Senior Judge of the United States District Court for the Eastern District of Arkansas
- In office March 31, 2018 – February 5, 2020

Chief Judge of the United States District Court for the Eastern District of Arkansas
- In office 2005–2012
- Preceded by: Susan Webber Wright
- Succeeded by: Brian S. Miller

Judge of the United States District Court for the Eastern District of Arkansas
- In office July 7, 2004 – March 31, 2018
- Appointed by: George W. Bush
- Preceded by: Stephen M. Reasoner
- Succeeded by: Lee Rudofsky

Personal details
- Born: James Leon Holmes March 31, 1951 (age 75) Hazen, Arkansas, U.S.
- Spouse: Susan A. Byrd
- Education: Arkansas State University (BA) Northern Illinois University (MA) Duke University (PhD) University of Arkansas School of Law (JD)

= James Leon Holmes =

American judge (born 1951)

James Leon Holmes (born March 31, 1951) is a former United States district judge of the United States District Court for the Eastern District of Arkansas.

==Education and career==
===Education===
Born in Hazen, Arkansas, Holmes received a Bachelor of Arts degree from Arkansas State University in 1973, a Master of Arts degree from Northern Illinois University in 1976, a Doctor of Philosophy from Duke University in 1979, and a Juris Doctor from the University of Arkansas School of Law in 1982.

===Pre-legal career===
His first job was working as a door-to-door salesman for the Southwestern Company in Nashville, Tennessee in the summers of 1971, 1972, and 1973.

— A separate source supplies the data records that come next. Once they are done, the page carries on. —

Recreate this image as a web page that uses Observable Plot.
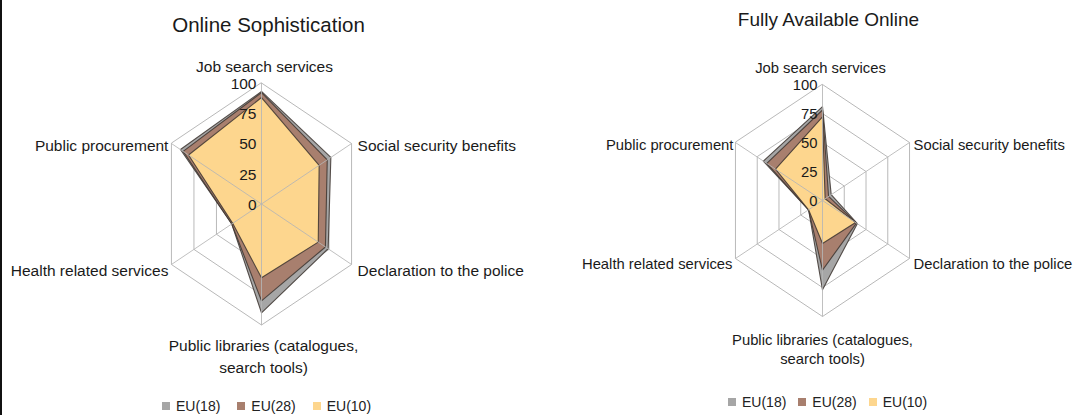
<!DOCTYPE html>
<html><head><meta charset="utf-8">
<script src="https://cdn.jsdelivr.net/npm/d3@7"></script>
<script src="https://cdn.jsdelivr.net/npm/@observablehq/plot@0.6"></script>
<style>
body{margin:0;background:#fff;font-family:"Liberation Sans",Arial,sans-serif;}
#wrap{position:relative;width:1085px;height:415px;overflow:hidden;background:#fff;}
#border{position:absolute;left:0;top:0;width:2px;height:415px;background:#111;}
.panel{position:absolute;top:0;}
.legend{position:absolute;display:flex;align-items:center;font-size:14px;color:#222;line-height:1;white-space:nowrap;}
.sw{width:8px;height:8px;display:inline-block;margin-right:6px;}
</style></head><body><div id="wrap"><div id="border"></div></div>
<script>
// ---- data ----
const axes = ["Job search services","Social security benefits","Declaration to the police","Public libraries (catalogues,\nsearch tools)","Health related services","Public procurement"];
const ticks = [0, 25, 50, 75, 100];
const series = ["EU(18)", "EU(28)", "EU(10)"];
const colors = ["#a6a6a6", "#a87f6e", "#fdd68e"];

const titleSoph = "Online Sophistication";
const sophEU18 = [93, 77, 74, 90, 33, 90];
const sophEU28 = [92, 73, 71, 80, 33, 87];
const sophEU10 = [88, 64, 63, 61, 32, 81];

const titleFull = "Fully Available Online";
const fullEU18 = [81, 10, 40, 77, 16, 68];
const fullEU28 = [78, 7, 39, 60, 16, 64];
const fullEU10 = [72, 3, 38, 37, 16, 54];

// ---- helpers ----
const ang = i => i * Math.PI / 3;
const px = (v, i) => v / 100 * Math.sin(ang(i));
const py = (v, i) => v / 100 * Math.cos(ang(i));

function radar(cfg) {
  const {title, values, cx, cy, R, Rx, width, fs, tfs, lh, place, titleOff} = cfg;
  const marks = [];
  // rings
  const rings = ticks.slice(1).flatMap(t => axes.map((a, i) => ({t, x: px(t, i), y: py(t, i)})));
  marks.push(Plot.line(rings, {x: "x", y: "y", z: "t", curve: "linear-closed", stroke: "#b9b9b9", strokeWidth: 1}));
  // polygons
  values.forEach((vals, s) => {
    const pts = vals.map((v, i) => ({series: series[s], x: px(v, i), y: py(v, i)}));
    marks.push(Plot.line(pts, {x: "x", y: "y", curve: "linear-closed", fill: colors[s], stroke: "#3d3530", strokeWidth: 1.1, strokeOpacity: 0.85}));
  });
  // spokes (on top)
  marks.push(Plot.link(axes, {x1: () => 0, y1: () => 0, x2: (d, i) => px(100, i), y2: (d, i) => py(100, i), stroke: "#b5b5b5", strokeWidth: 1, strokeOpacity: 0.85}));
  // axis labels
  axes.forEach((a, i) => {
    const p = place[i];
    marks.push(Plot.text([a], {x: () => px(100, i), y: () => py(100, i), text: d => d, textAnchor: p.anchor, dx: p.dx, dy: p.dy, fontSize: fs, lineHeight: lh, fill: "#1a1a1a"}));
  });
  // tick labels
  marks.push(Plot.text(ticks, {x: () => 0, y: t => t / 100, text: t => String(t), textAnchor: "end", dx: -5, dy: 1, fontSize: fs, fill: "#1a1a1a"}));
  // title
  marks.push(Plot.text([title], {x: () => 0, y: () => 1, text: d => d, dx: titleOff[0], dy: titleOff[1], fontSize: tfs, fill: "#1a1a1a"}));
  return Plot.plot({
    width, height: 415, margin: 0,
    style: {fontFamily: '"Liberation Sans", Arial, sans-serif', background: "transparent"},
    x: {domain: [-1, 1], range: [cx - Rx, cx + Rx], axis: null},
    y: {domain: [-1, 1], range: [cy + R, cy - R], axis: null},
    marks
  });
}

const wrap = document.getElementById("wrap");
function addPanel(node, left, w) {
  const d = document.createElement("div");
  d.className = "panel"; d.style.left = left + "px"; d.style.width = w + "px";
  d.appendChild(node); wrap.appendChild(d);
}
function addLegend(left, top, gap) {
  const l = document.createElement("div");
  l.className = "legend"; l.style.left = left + "px"; l.style.top = top + "px";
  series.forEach((s, i) => {
    const sw = document.createElement("span"); sw.className = "sw"; sw.style.background = colors[i];
    const t = document.createElement("span"); t.textContent = s;
    if (i < series.length - 1) t.style.marginRight = gap + "px";
    l.appendChild(sw); l.appendChild(t);
  });
  wrap.appendChild(l);
}

addPanel(radar({
  title: titleSoph, values: [sophEU18, sophEU28, sophEU10],
  cx: 261, cy: 203.5, R: 121, Rx: 104, width: 542, fs: 15.5, tfs: 20.5, lh: 1.45,
  titleOff: [7, -57.5],
  place: [
    {anchor: "middle", dx: 3, dy: -18},
    {anchor: "start", dx: 6, dy: 0},
    {anchor: "start", dx: 6, dy: 4},
    {anchor: "middle", dx: 2, dy: 30},
    {anchor: "end", dx: -3, dy: 4},
    {anchor: "end", dx: -3, dy: 0}
  ]
}), 0, 542);

addPanel(radar({
  title: titleFull, values: [fullEU18, fullEU28, fullEU10],
  cx: 280, cy: 200, R: 116, Rx: 100.5, width: 543, fs: 14.8, tfs: 19, lh: 1.28,
  titleOff: [6, -65],
  place: [
    {anchor: "middle", dx: -2, dy: -18},
    {anchor: "start", dx: 4, dy: 1},
    {anchor: "start", dx: 4, dy: 4},
    {anchor: "middle", dx: 0, dy: 31.5},
    {anchor: "end", dx: -3, dy: 4},
    {anchor: "end", dx: -2, dy: 1}
  ]
}), 542, 543);

addLegend(162, 399, 17);
addLegend(728, 395, 12);
</script>
</body></html>
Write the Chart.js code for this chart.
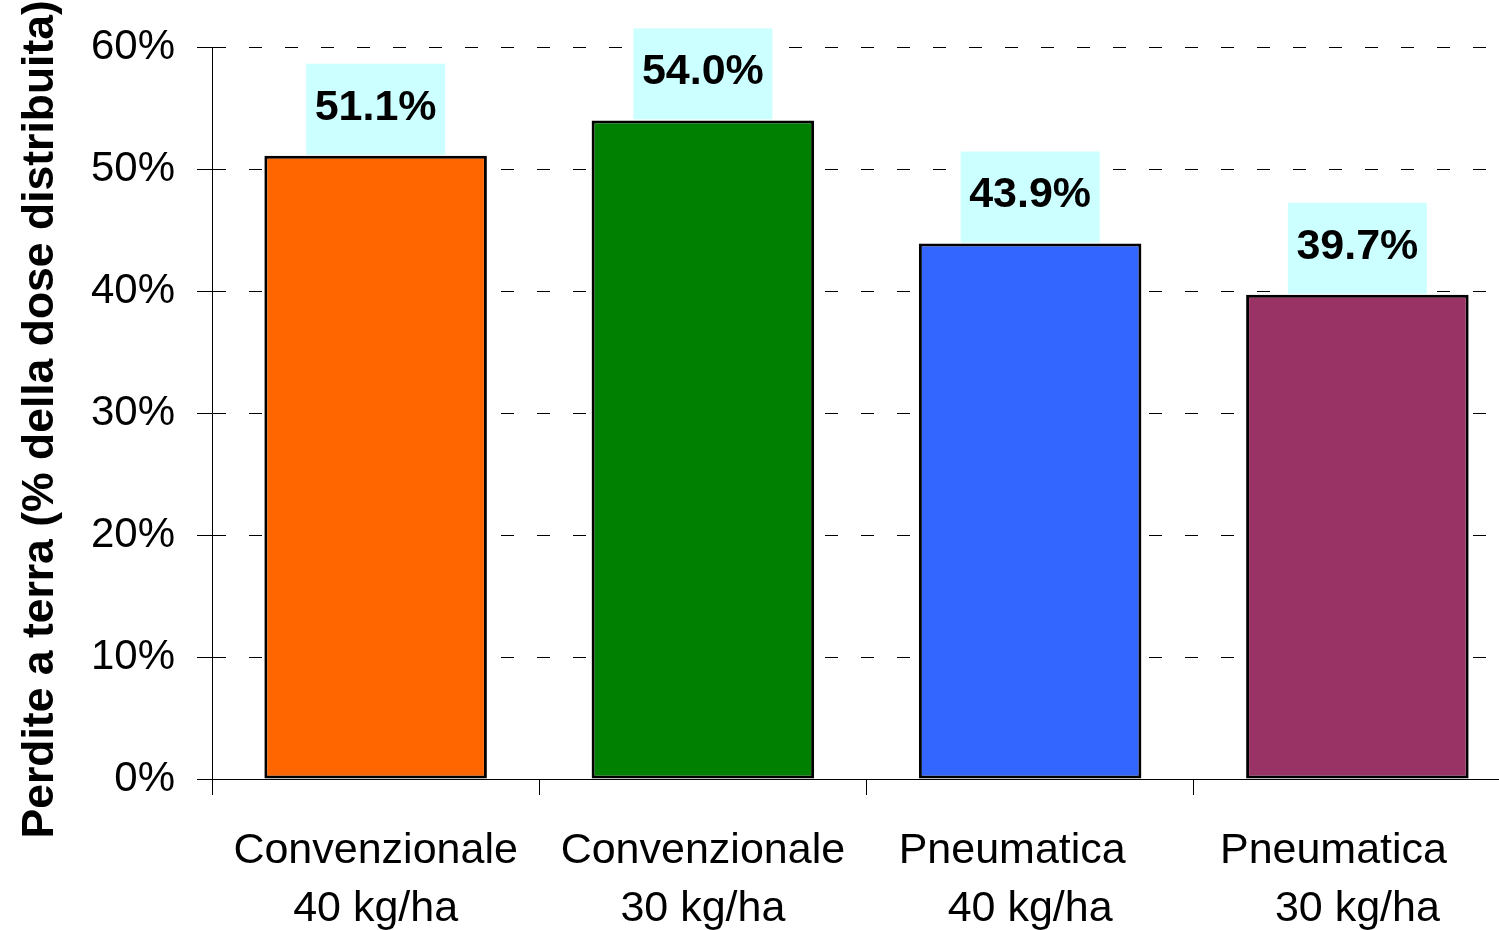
<!DOCTYPE html>
<html>
<head>
<meta charset="utf-8">
<script src="https://cdn.jsdelivr.net/npm/chart.js@4.4.1/dist/chart.umd.min.js"></script>
<style>
    html, body { margin: 0; padding: 0; overflow: hidden; background: #fff; }
    #wrap { width: 1531px; height: 930px; }
</style>
</head>
<body>
<div id="wrap"><canvas id="chart1"></canvas></div>
<script>
const categories = [
    ['Convenzionale', '40 kg/ha'],
    ['Convenzionale', '30 kg/ha'],
    ['Pneumatica   ', '40 kg/ha'],
    ['Pneumatica    ', '30 kg/ha']
]
const losses = [51.1, 54.0, 43.9, 39.7]
const barColors = ['#FF6600', '#008000', '#3366FF', '#993366']
const yTicks = [0, 10, 20, 30, 40, 50, 60]

const fontFamily = "'Liberation Sans', Arial, sans-serif"

// draws the cyan value boxes above each bar
const valueBoxes = {
    id: 'valueBoxes',
    afterDatasetsDraw(chart) {
        const ctx = chart.ctx
        const meta = chart.getDatasetMeta(0)
        ctx.save()
        meta.data.forEach((bar, i) => {
            const w = 139, h = 91
            const left = bar.x - w / 2
            const top = bar.y - 1 - h
            ctx.fillStyle = '#CCFFFF'
            ctx.fillRect(left, top, w, h)
            ctx.fillStyle = '#000'
            ctx.font = 'bold 43px ' + fontFamily
            ctx.textAlign = 'center'
            ctx.textBaseline = 'middle'
            ctx.fillText(losses[i].toFixed(1) + '%', bar.x, top + 44)
        })
        ctx.restore()
    }
}

const ctx = document.querySelector('#chart1').getContext('2d')
const chart1 = new Chart(ctx, {
    type: 'bar',
    data: {
        labels: categories,
        datasets: [{
            data: losses,
            backgroundColor: barColors,
            borderColor: '#000',
            borderWidth: 3,
            borderSkipped: false,
            categoryPercentage: 1,
            barPercentage: 0.68
        }]
    },
    plugins: [valueBoxes],
    options: {
        responsive: true,
        maintainAspectRatio: false,
        animation: false,
        layout: {
            padding: { top: 46, right: 10, left: 0, bottom: 0 }
        },
        plugins: {
            legend: { display: false },
            tooltip: { enabled: false }
        },
        scales: {
            x: {
                afterFit(scale) { scale.height = 151 },
                grid: {
                    display: true,
                    drawOnChartArea: false,
                    offset: true,
                    color: '#000',
                    tickLength: 16
                },
                border: { display: true, color: '#000', width: 1 },
                ticks: {
                    color: '#000',
                    padding: 28,
                    maxRotation: 0,
                    autoSkip: false,
                    font: { family: fontFamily, size: 43, lineHeight: 1.33 }
                }
            },
            y: {
                min: 0,
                max: 60,
                afterFit(scale) { scale.width = 212 },
                afterBuildTicks(scale) {
                    scale.ticks = yTicks.map(v => ({ value: v }))
                },
                grid: {
                    color: '#000',
                    lineWidth: 1,
                    tickLength: 15,
                    tickColor: '#000'
                },
                border: { display: true, color: '#000', width: 1, dash: [13, 23] },
                ticks: {
                    color: '#000',
                    padding: 22,
                    callback: v => v + '%',
                    font: { family: fontFamily, size: 42 }
                },
                title: {
                    display: true,
                    text: 'Perdite a terra (% della dose distribuita) ',
                    color: '#000',
                    padding: { top: 14, bottom: 0 },
                    font: { family: fontFamily, size: 44.5, weight: 'bold', lineHeight: 1.2 }
                }
            }
        }
    }
})
</script>
</body>
</html>
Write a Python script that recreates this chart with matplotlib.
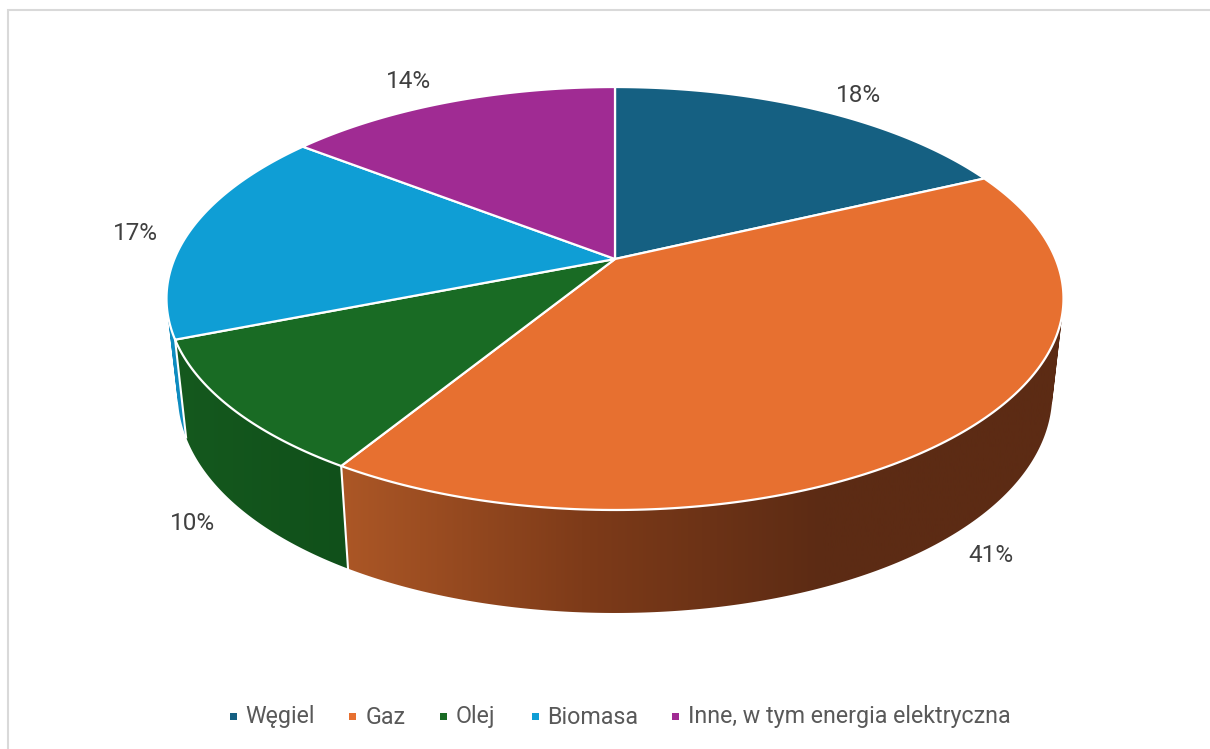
import matplotlib
matplotlib.use("Agg")
import matplotlib.pyplot as plt
import numpy as np
from matplotlib.colors import LinearSegmentedColormap
from matplotlib.patches import PathPatch, Polygon, Rectangle
from matplotlib.path import Path

categories = ["Węgiel", "Gaz", "Olej", "Biomasa", "Inne, w tym energia elektryczna"]
values = [18.0, 40.75, 10.25, 16.51, 14.49]  # labels round them
colors = ["#156082", "#E77030", "#196B24", "#0F9ED5", "#A02B93"]
side_colors = [None, ["#AC5726", "#7E3B19", "#5C2B14", "#5C2B14"], ["#15591E", "#10501A"], ["#0F8CC0", "#0F8CC0"], None]

label_pos = [(858, 95), (991, 555), (193, 523), (135, 233), (409, 82)]
legend_marker_x = [229.5, 349, 439.5, 531.5, 671.5]
legend_text_x = [245, 366, 455.5, 547.5, 688]

# shape of the tilted pie, in pixels
cx, cy = 615, 259
persp = 0.1868
ky = 204.1
kx = 440.6

def top_point(angle):  # angle clockwise from 12 o'clock, degrees
    a = np.radians(angle)
    u, v = np.sin(a), np.cos(a)
    d = 1 + persp * v
    return cx + kx * u / d, cy - ky * v / d

def low_point(angle):  # same point on the lower rim
    x, y = top_point(angle)
    depth = 103 - 0.00018 * (510 - y) ** 2
    return cx + (x - cx) * 0.975, y + depth

def quad_path(quad):  # all quads wound the same way, so the compound path fills as a union
    q = np.array(quad)
    area = np.sum(q[:, 0] * np.roll(q[:, 1], -1) - np.roll(q[:, 0], -1) * q[:, 1])
    if area < 0:
        q = q[::-1]
    return Path(np.vstack([q, q[0]]), closed=True)

fig = plt.figure(figsize=(12.1, 7.49), dpi=100)
ax = fig.add_axes([0, 0, 1, 1])
ax.axis("off")

# frame of the pasted chart, only left and top are in the picture
ax.plot([8, 8, 1210], [749, 10, 10], color="#D9D9D9", lw=1.5, solid_joinstyle="miter")

edges = np.concatenate([[0], np.cumsum(values)]) * 3.6

# sides, back to front, gradient clipped to the ruled surface between the two rims
for i in [3, 2, 1]:
    ang = np.linspace(edges[i], edges[i + 1], 300)
    tx, ty = top_point(ang)
    lx, ly = low_point(ang)
    quads = []
    for j in range(len(ang) - 1):
        quads.append(quad_path([(tx[j], ty[j]), (tx[j + 1], ty[j + 1]), (lx[j + 1], ly[j + 1]), (lx[j], ly[j])]))
    patch = PathPatch(Path.make_compound_path(*quads), facecolor="none", edgecolor="none")
    ax.add_patch(patch)
    cmap = LinearSegmentedColormap.from_list("side", side_colors[i])
    grad = np.linspace(0, 1, 256).reshape(1, -1)
    x0, x1 = min(tx.min(), lx.min()), max(tx.max(), lx.max())
    im = ax.imshow(grad, cmap=cmap, aspect="auto", extent=[x0, x1, 700, 0], zorder=2)
    im.set_clip_path(patch)

# white seams on the side
for e in [edges[2], edges[3]]:
    tx, ty = top_point(e)
    lx, ly = low_point(e)
    ax.plot([tx, lx], [ty, ly], color="white", lw=1.5, zorder=3)

# top face
for i in range(len(values)):
    ang = np.linspace(edges[i], edges[i + 1], 200)
    tx, ty = top_point(ang)
    xs = np.concatenate([[cx], tx])
    ys = np.concatenate([[cy], ty])
    ax.add_patch(Polygon(np.column_stack([xs, ys]), closed=True, facecolor=colors[i],
                         edgecolor="white", lw=1.6, joinstyle="round", zorder=4))

for v, (x, y) in zip(values, label_pos):
    ax.text(x, y, f"{v:.0f}%", ha="center", va="center", fontsize=17.5, color="#404040",
            family="Roboto", zorder=5)

# legend
for i, name in enumerate(categories):
    ax.add_patch(Rectangle((legend_marker_x[i], 712.5), 7, 7, facecolor=colors[i], edgecolor="none"))
    ax.text(legend_text_x[i], 717, name, ha="left", va="center", fontsize=16.75, color="#595959",
            family="Roboto")

ax.set_xlim(0, 1210)
ax.set_ylim(749, 0)
fig.savefig("out.png", dpi=100, facecolor="white")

From 1974 to 1980, he worked at many businesses, organizations, and colleges which included Northern Illinois University, Duke University, and Augustana College.

===Legal career===
From 1980 to 1981, he served as a law clerk for Katz, McAndrew, Durkee, and Tellen in Rock Island, Illinois.
He was a law clerk for Judge Frank Holt of the Supreme Court of Arkansas from 1982 to 1983. He was in private practice in Little Rock, Arkansas, from 1983 to 1990, and again from 1992 to 2004. He was an adjunct faculty member in the Political Science Department at the University of Arkansas in 1983. He was a Tutor/professor at Thomas Aquinas College from 1990 to 1992. He was an adjunct faculty member at the University of Arkansas School of Law in 2002.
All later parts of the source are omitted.